Raw records:
-- START --

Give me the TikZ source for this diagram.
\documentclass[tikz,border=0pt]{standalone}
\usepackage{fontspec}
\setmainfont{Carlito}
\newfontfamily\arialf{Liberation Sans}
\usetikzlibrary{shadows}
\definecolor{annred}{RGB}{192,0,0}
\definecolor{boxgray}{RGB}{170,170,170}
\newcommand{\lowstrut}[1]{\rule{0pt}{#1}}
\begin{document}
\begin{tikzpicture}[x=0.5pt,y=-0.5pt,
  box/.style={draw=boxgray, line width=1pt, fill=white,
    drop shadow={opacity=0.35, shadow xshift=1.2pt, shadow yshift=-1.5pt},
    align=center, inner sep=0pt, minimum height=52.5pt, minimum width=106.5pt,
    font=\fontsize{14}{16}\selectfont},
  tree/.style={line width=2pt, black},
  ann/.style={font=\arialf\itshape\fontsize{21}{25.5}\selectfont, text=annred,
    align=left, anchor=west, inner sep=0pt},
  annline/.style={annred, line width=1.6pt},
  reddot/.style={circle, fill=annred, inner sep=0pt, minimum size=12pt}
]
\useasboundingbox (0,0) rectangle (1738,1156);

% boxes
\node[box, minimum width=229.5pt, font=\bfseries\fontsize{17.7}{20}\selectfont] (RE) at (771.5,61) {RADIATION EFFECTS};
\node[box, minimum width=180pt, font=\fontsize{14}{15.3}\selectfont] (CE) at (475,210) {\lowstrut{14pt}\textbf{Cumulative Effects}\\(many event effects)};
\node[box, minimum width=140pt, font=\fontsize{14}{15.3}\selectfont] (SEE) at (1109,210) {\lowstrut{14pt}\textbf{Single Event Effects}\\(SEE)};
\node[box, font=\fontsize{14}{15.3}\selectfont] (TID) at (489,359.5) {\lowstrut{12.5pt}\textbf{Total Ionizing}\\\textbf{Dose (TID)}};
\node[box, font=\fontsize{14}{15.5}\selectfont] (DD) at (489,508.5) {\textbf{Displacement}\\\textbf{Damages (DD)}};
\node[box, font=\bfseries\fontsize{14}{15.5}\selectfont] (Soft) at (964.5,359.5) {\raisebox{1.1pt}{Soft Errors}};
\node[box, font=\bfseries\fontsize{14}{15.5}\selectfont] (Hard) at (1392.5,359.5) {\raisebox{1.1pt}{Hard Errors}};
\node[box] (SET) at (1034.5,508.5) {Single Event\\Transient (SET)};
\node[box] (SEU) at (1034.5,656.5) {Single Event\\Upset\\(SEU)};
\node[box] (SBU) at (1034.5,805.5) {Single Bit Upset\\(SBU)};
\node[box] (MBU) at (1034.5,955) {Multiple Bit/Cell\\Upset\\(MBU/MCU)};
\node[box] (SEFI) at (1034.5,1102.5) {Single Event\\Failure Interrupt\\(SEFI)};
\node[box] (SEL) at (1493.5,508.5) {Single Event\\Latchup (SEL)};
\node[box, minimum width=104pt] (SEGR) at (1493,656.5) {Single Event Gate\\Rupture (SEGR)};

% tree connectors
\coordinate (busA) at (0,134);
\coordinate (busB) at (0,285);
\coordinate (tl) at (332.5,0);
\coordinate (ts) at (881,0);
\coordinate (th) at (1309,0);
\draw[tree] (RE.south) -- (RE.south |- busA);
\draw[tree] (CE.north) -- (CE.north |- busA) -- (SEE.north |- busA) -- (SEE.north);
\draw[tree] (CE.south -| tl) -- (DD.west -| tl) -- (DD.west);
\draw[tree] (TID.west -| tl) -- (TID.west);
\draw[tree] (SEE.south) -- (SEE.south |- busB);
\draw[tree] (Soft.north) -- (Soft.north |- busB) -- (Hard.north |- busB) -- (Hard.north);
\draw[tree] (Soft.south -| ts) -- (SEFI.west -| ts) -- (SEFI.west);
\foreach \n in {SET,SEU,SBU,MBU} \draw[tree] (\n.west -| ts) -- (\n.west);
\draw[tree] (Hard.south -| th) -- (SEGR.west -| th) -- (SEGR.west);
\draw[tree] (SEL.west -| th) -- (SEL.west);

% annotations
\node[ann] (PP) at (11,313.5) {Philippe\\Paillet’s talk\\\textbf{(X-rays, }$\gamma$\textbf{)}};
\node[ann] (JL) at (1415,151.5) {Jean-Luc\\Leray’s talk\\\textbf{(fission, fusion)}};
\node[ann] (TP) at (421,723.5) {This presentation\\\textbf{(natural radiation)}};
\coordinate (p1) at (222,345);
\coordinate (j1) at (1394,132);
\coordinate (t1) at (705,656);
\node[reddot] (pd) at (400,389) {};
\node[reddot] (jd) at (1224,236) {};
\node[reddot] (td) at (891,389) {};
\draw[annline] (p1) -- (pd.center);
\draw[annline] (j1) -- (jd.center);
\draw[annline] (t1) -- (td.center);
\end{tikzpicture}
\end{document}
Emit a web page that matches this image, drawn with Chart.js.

-- END --

▸ **WRITTEN REQUEST**: Every record shown above should be written out again exactly.

▸ **CORRECT OUTPUT**:
Give me the TikZ source for this diagram.
\documentclass[tikz,border=0pt]{standalone}
\usepackage{fontspec}
\setmainfont{Carlito}
\newfontfamily\arialf{Liberation Sans}
\usetikzlibrary{shadows}
\definecolor{annred}{RGB}{192,0,0}
\definecolor{boxgray}{RGB}{170,170,170}
\newcommand{\lowstrut}[1]{\rule{0pt}{#1}}
\begin{document}
\begin{tikzpicture}[x=0.5pt,y=-0.5pt,
  box/.style={draw=boxgray, line width=1pt, fill=white,
    drop shadow={opacity=0.35, shadow xshift=1.2pt, shadow yshift=-1.5pt},
    align=center, inner sep=0pt, minimum height=52.5pt, minimum width=106.5pt,
    font=\fontsize{14}{16}\selectfont},
  tree/.style={line width=2pt, black},
  ann/.style={font=\arialf\itshape\fontsize{21}{25.5}\selectfont, text=annred,
    align=left, anchor=west, inner sep=0pt},
  annline/.style={annred, line width=1.6pt},
  reddot/.style={circle, fill=annred, inner sep=0pt, minimum size=12pt}
]
\useasboundingbox (0,0) rectangle (1738,1156);

% boxes
\node[box, minimum width=229.5pt, font=\bfseries\fontsize{17.7}{20}\selectfont] (RE) at (771.5,61) {RADIATION EFFECTS};
\node[box, minimum width=180pt, font=\fontsize{14}{15.3}\selectfont] (CE) at (475,210) {\lowstrut{14pt}\textbf{Cumulative Effects}\\(many event effects)};
\node[box, minimum width=140pt, font=\fontsize{14}{15.3}\selectfont] (SEE) at (1109,210) {\lowstrut{14pt}\textbf{Single Event Effects}\\(SEE)};
\node[box, font=\fontsize{14}{15.3}\selectfont] (TID) at (489,359.5) {\lowstrut{12.5pt}\textbf{Total Ionizing}\\\textbf{Dose (TID)}};
\node[box, font=\fontsize{14}{15.5}\selectfont] (DD) at (489,508.5) {\textbf{Displacement}\\\textbf{Damages (DD)}};
\node[box, font=\bfseries\fontsize{14}{15.5}\selectfont] (Soft) at (964.5,359.5) {\raisebox{1.1pt}{Soft Errors}};
\node[box, font=\bfseries\fontsize{14}{15.5}\selectfont] (Hard) at (1392.5,359.5) {\raisebox{1.1pt}{Hard Errors}};
\node[box] (SET) at (1034.5,508.5) {Single Event\\Transient (SET)};
\node[box] (SEU) at (1034.5,656.5) {Single Event\\Upset\\(SEU)};
\node[box] (SBU) at (1034.5,805.5) {Single Bit Upset\\(SBU)};
\node[box] (MBU) at (1034.5,955) {Multiple Bit/Cell\\Upset\\(MBU/MCU)};
\node[box] (SEFI) at (1034.5,1102.5) {Single Event\\Failure Interrupt\\(SEFI)};
\node[box] (SEL) at (1493.5,508.5) {Single Event\\Latchup (SEL)};
\node[box, minimum width=104pt] (SEGR) at (1493,656.5) {Single Event Gate\\Rupture (SEGR)};

% tree connectors
\coordinate (busA) at (0,134);
\coordinate (busB) at (0,285);
\coordinate (tl) at (332.5,0);
\coordinate (ts) at (881,0);
\coordinate (th) at (1309,0);
\draw[tree] (RE.south) -- (RE.south |- busA);
\draw[tree] (CE.north) -- (CE.north |- busA) -- (SEE.north |- busA) -- (SEE.north);
\draw[tree] (CE.south -| tl) -- (DD.west -| tl) -- (DD.west);
\draw[tree] (TID.west -| tl) -- (TID.west);
\draw[tree] (SEE.south) -- (SEE.south |- busB);
\draw[tree] (Soft.north) -- (Soft.north |- busB) -- (Hard.north |- busB) -- (Hard.north);
\draw[tree] (Soft.south -| ts) -- (SEFI.west -| ts) -- (SEFI.west);
\foreach \n in {SET,SEU,SBU,MBU} \draw[tree] (\n.west -| ts) -- (\n.west);
\draw[tree] (Hard.south -| th) -- (SEGR.west -| th) -- (SEGR.west);
\draw[tree] (SEL.west -| th) -- (SEL.west);

% annotations
\node[ann] (PP) at (11,313.5) {Philippe\\Paillet’s talk\\\textbf{(X-rays, }$\gamma$\textbf{)}};
\node[ann] (JL) at (1415,151.5) {Jean-Luc\\Leray’s talk\\\textbf{(fission, fusion)}};
\node[ann] (TP) at (421,723.5) {This presentation\\\textbf{(natural radiation)}};
\coordinate (p1) at (222,345);
\coordinate (j1) at (1394,132);
\coordinate (t1) at (705,656);
\node[reddot] (pd) at (400,389) {};
\node[reddot] (jd) at (1224,236) {};
\node[reddot] (td) at (891,389) {};
\draw[annline] (p1) -- (pd.center);
\draw[annline] (j1) -- (jd.center);
\draw[annline] (t1) -- (td.center);
\end{tikzpicture}
\end{document}
Emit a web page that matches this image, drawn with Chart.js.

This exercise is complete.